◆ Problem statement
Word for word, give the material below again, minus any images.

........

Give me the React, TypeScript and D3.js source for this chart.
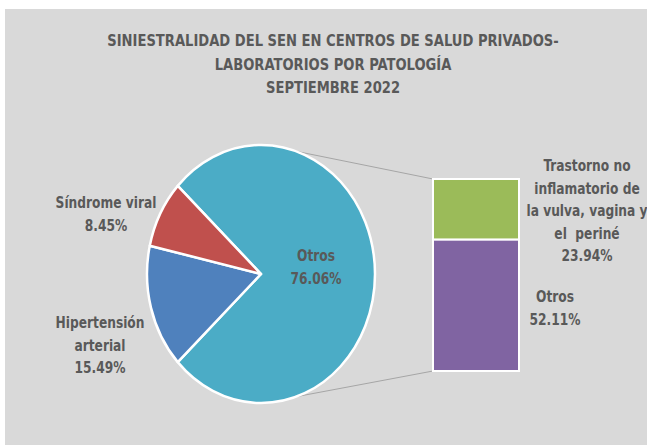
import React, { useEffect, useRef } from "react";
import * as d3 from "d3";

// pie data (outer pie)
const pieLabels = ["Otros", "Hipertensión arterial", "Síndrome viral"];
const pieValues = [76.06, 15.49, 8.45];
const pieColors = ["#4bacc6", "#4f81bd", "#c0504d"];

// breakdown of "Otros" (stacked bar)
const barLabels = ["Otros", "Trastorno no inflamatorio de la vulva, vagina y el  periné"];
const barValues = [52.11, 23.94];
const barColors = ["#8064a2", "#9bbb59"];

const titleLines = [
  "SINIESTRALIDAD DEL SEN EN CENTROS DE SALUD PRIVADOS-",
  "LABORATORIOS POR PATOLOGÍA",
  "SEPTIEMBRE 2022",
];

const FONT = "'DejaVu Sans Condensed', 'DejaVu Sans', sans-serif";
const TXT = "#595959";
const STRETCH = 1.13; // text in the original looks vertically stretched

const App = () => {
  const ref = useRef<SVGSVGElement>(null);

  useEffect(() => {
    const svg = d3.select(ref.current);
    svg.selectAll("*").remove();

    const W = 647, H = 445;
    svg.append("rect").attr("x", 5).attr("y", 9).attr("width", W - 5).attr("height", H - 9).attr("fill", "#d9d9d9");

    const textBlock = (x: number, y0: number, lines: string[], size: number, step: number) => {
      svg
        .append("g")
        .selectAll("text")
        .data(lines)
        .join("text")
        .attr("transform", (d, i) => `translate(${x},${y0 + i * step}) scale(1,${STRETCH})`)
        .attr("text-anchor", "middle")
        .attr("font-family", FONT)
        .attr("font-weight", "bold")
        .attr("font-size", size)
        .attr("fill", TXT)
        .style("white-space", "pre")
        .text((d) => d);
    };

    // title
    textBlock(333, 46, titleLines, 14.6, 23.5);

    // pie (drawn as slightly tall ellipse like the original)
    const cx = 261, cy = 274, rx = 114, ry = 129;
    const otrosFrac = pieValues[0] / d3.sum(pieValues);
    const start = Math.PI / 2 - otrosFrac * Math.PI;
    const pie = d3.pie<number>().sort(null).startAngle(start).endAngle(start + 2 * Math.PI);
    const arc = d3.arc<d3.PieArcDatum<number>>().innerRadius(0).outerRadius(rx);

    // connector lines from the pie to the bar
    const barX = 433, barW = 86, barTop = 179, barBottom = 371;
    const y = d3.scaleLinear().domain([0, d3.sum(barValues)]).range([barBottom, barTop]);
    const ellipsePt = (deg: number) => {
      const a = (deg * Math.PI) / 180;
      return [cx + rx * Math.sin(a), cy - ry * Math.cos(a)];
    };
    const p1 = ellipsePt(18), p2 = ellipsePt(162);
    svg.append("line").attr("x1", p1[0]).attr("y1", p1[1]).attr("x2", barX).attr("y2", y(d3.sum(barValues)))
      .attr("stroke", "#a6a6a6").attr("stroke-width", 1);
    svg.append("line").attr("x1", p2[0]).attr("y1", p2[1]).attr("x2", barX).attr("y2", y(0))
      .attr("stroke", "#a6a6a6").attr("stroke-width", 1);

    svg
      .append("g")
      .attr("transform", `translate(${cx},${cy}) scale(1,${ry / rx})`)
      .selectAll("path")
      .data(pie(pieValues))
      .join("path")
      .attr("d", arc)
      .attr("fill", (d, i) => pieColors[i])
      .attr("stroke", "#fff")
      .attr("stroke-width", 2.5)
      .attr("vector-effect", "non-scaling-stroke")
      .attr("stroke-linejoin", "round");

    // stacked bar
    const stacked = barValues.map((v, i) => ({ v, y0: d3.sum(barValues.slice(0, i)), y1: d3.sum(barValues.slice(0, i + 1)) }));
    svg
      .append("g")
      .selectAll("rect")
      .data(stacked)
      .join("rect")
      .attr("x", barX)
      .attr("y", (d) => y(d.y1))
      .attr("width", barW)
      .attr("height", (d) => y(d.y0) - y(d.y1))
      .attr("fill", (d, i) => barColors[i])
      .attr("stroke", "#fff")
      .attr("stroke-width", 2);

    const pct = (v: number) => v.toFixed(2) + "%";
    const LS = 13.6;

    textBlock(316, 261, [pieLabels[0], pct(pieValues[0])], LS, 22.5);
    textBlock(100, 328, ["Hipertensión", "arterial", pct(pieValues[1])], LS, 22.5);
    textBlock(106, 208, ["Síndrome viral", pct(pieValues[2])], LS, 22.5);
    textBlock(587, 171, ["Trastorno no", "inflamatorio de", "la vulva, vagina y", "el  periné", pct(barValues[1])], LS, 22.5);
    textBlock(555, 302, [barLabels[0], pct(barValues[0])], LS, 22.5);
  }, []);

  return <svg ref={ref} width={647} height={445} style={{ position: "absolute", left: 0, top: 0 }} />;
};

export default App;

........

◆ Solved problem
Give me the React, TypeScript and D3.js source for this chart.
import React, { useEffect, useRef } from "react";
import * as d3 from "d3";

// pie data (outer pie)
const pieLabels = ["Otros", "Hipertensión arterial", "Síndrome viral"];
const pieValues = [76.06, 15.49, 8.45];
const pieColors = ["#4bacc6", "#4f81bd", "#c0504d"];

// breakdown of "Otros" (stacked bar)
const barLabels = ["Otros", "Trastorno no inflamatorio de la vulva, vagina y el  periné"];
const barValues = [52.11, 23.94];
const barColors = ["#8064a2", "#9bbb59"];

const titleLines = [
  "SINIESTRALIDAD DEL SEN EN CENTROS DE SALUD PRIVADOS-",
  "LABORATORIOS POR PATOLOGÍA",
  "SEPTIEMBRE 2022",
];

const FONT = "'DejaVu Sans Condensed', 'DejaVu Sans', sans-serif";
const TXT = "#595959";
const STRETCH = 1.13; // text in the original looks vertically stretched

const App = () => {
  const ref = useRef<SVGSVGElement>(null);

  useEffect(() => {
    const svg = d3.select(ref.current);
    svg.selectAll("*").remove();

    const W = 647, H = 445;
    svg.append("rect").attr("x", 5).attr("y", 9).attr("width", W - 5).attr("height", H - 9).attr("fill", "#d9d9d9");

    const textBlock = (x: number, y0: number, lines: string[], size: number, step: number) => {
      svg
        .append("g")
        .selectAll("text")
        .data(lines)
        .join("text")
        .attr("transform", (d, i) => `translate(${x},${y0 + i * step}) scale(1,${STRETCH})`)
        .attr("text-anchor", "middle")
        .attr("font-family", FONT)
        .attr("font-weight", "bold")
        .attr("font-size", size)
        .attr("fill", TXT)
        .style("white-space", "pre")
        .text((d) => d);
    };

    // title
    textBlock(333, 46, titleLines, 14.6, 23.5);

    // pie (drawn as slightly tall ellipse like the original)
    const cx = 261, cy = 274, rx = 114, ry = 129;
    const otrosFrac = pieValues[0] / d3.sum(pieValues);
    const start = Math.PI / 2 - otrosFrac * Math.PI;
    const pie = d3.pie<number>().sort(null).startAngle(start).endAngle(start + 2 * Math.PI);
    const arc = d3.arc<d3.PieArcDatum<number>>().innerRadius(0).outerRadius(rx);

    // connector lines from the pie to the bar
    const barX = 433, barW = 86, barTop = 179, barBottom = 371;
    const y = d3.scaleLinear().domain([0, d3.sum(barValues)]).range([barBottom, barTop]);
    const ellipsePt = (deg: number) => {
      const a = (deg * Math.PI) / 180;
      return [cx + rx * Math.sin(a), cy - ry * Math.cos(a)];
    };
    const p1 = ellipsePt(18), p2 = ellipsePt(162);
    svg.append("line").attr("x1", p1[0]).attr("y1", p1[1]).attr("x2", barX).attr("y2", y(d3.sum(barValues)))
      .attr("stroke", "#a6a6a6").attr("stroke-width", 1);
    svg.append("line").attr("x1", p2[0]).attr("y1", p2[1]).attr("x2", barX).attr("y2", y(0))
      .attr("stroke", "#a6a6a6").attr("stroke-width", 1);

    svg
      .append("g")
      .attr("transform", `translate(${cx},${cy}) scale(1,${ry / rx})`)
      .selectAll("path")
      .data(pie(pieValues))
      .join("path")
      .attr("d", arc)
      .attr("fill", (d, i) => pieColors[i])
      .attr("stroke", "#fff")
      .attr("stroke-width", 2.5)
      .attr("vector-effect", "non-scaling-stroke")
      .attr("stroke-linejoin", "round");

    // stacked bar
    const stacked = barValues.map((v, i) => ({ v, y0: d3.sum(barValues.slice(0, i)), y1: d3.sum(barValues.slice(0, i + 1)) }));
    svg
      .append("g")
      .selectAll("rect")
      .data(stacked)
      .join("rect")
      .attr("x", barX)
      .attr("y", (d) => y(d.y1))
      .attr("width", barW)
      .attr("height", (d) => y(d.y0) - y(d.y1))
      .attr("fill", (d, i) => barColors[i])
      .attr("stroke", "#fff")
      .attr("stroke-width", 2);

    const pct = (v: number) => v.toFixed(2) + "%";
    const LS = 13.6;

    textBlock(316, 261, [pieLabels[0], pct(pieValues[0])], LS, 22.5);
    textBlock(100, 328, ["Hipertensión", "arterial", pct(pieValues[1])], LS, 22.5);
    textBlock(106, 208, ["Síndrome viral", pct(pieValues[2])], LS, 22.5);
    textBlock(587, 171, ["Trastorno no", "inflamatorio de", "la vulva, vagina y", "el  periné", pct(barValues[1])], LS, 22.5);
    textBlock(555, 302, [barLabels[0], pct(barValues[0])], LS, 22.5);
  }, []);

  return <svg ref={ref} width={647} height={445} style={{ position: "absolute", left: 0, top: 0 }} />;
};

export default App;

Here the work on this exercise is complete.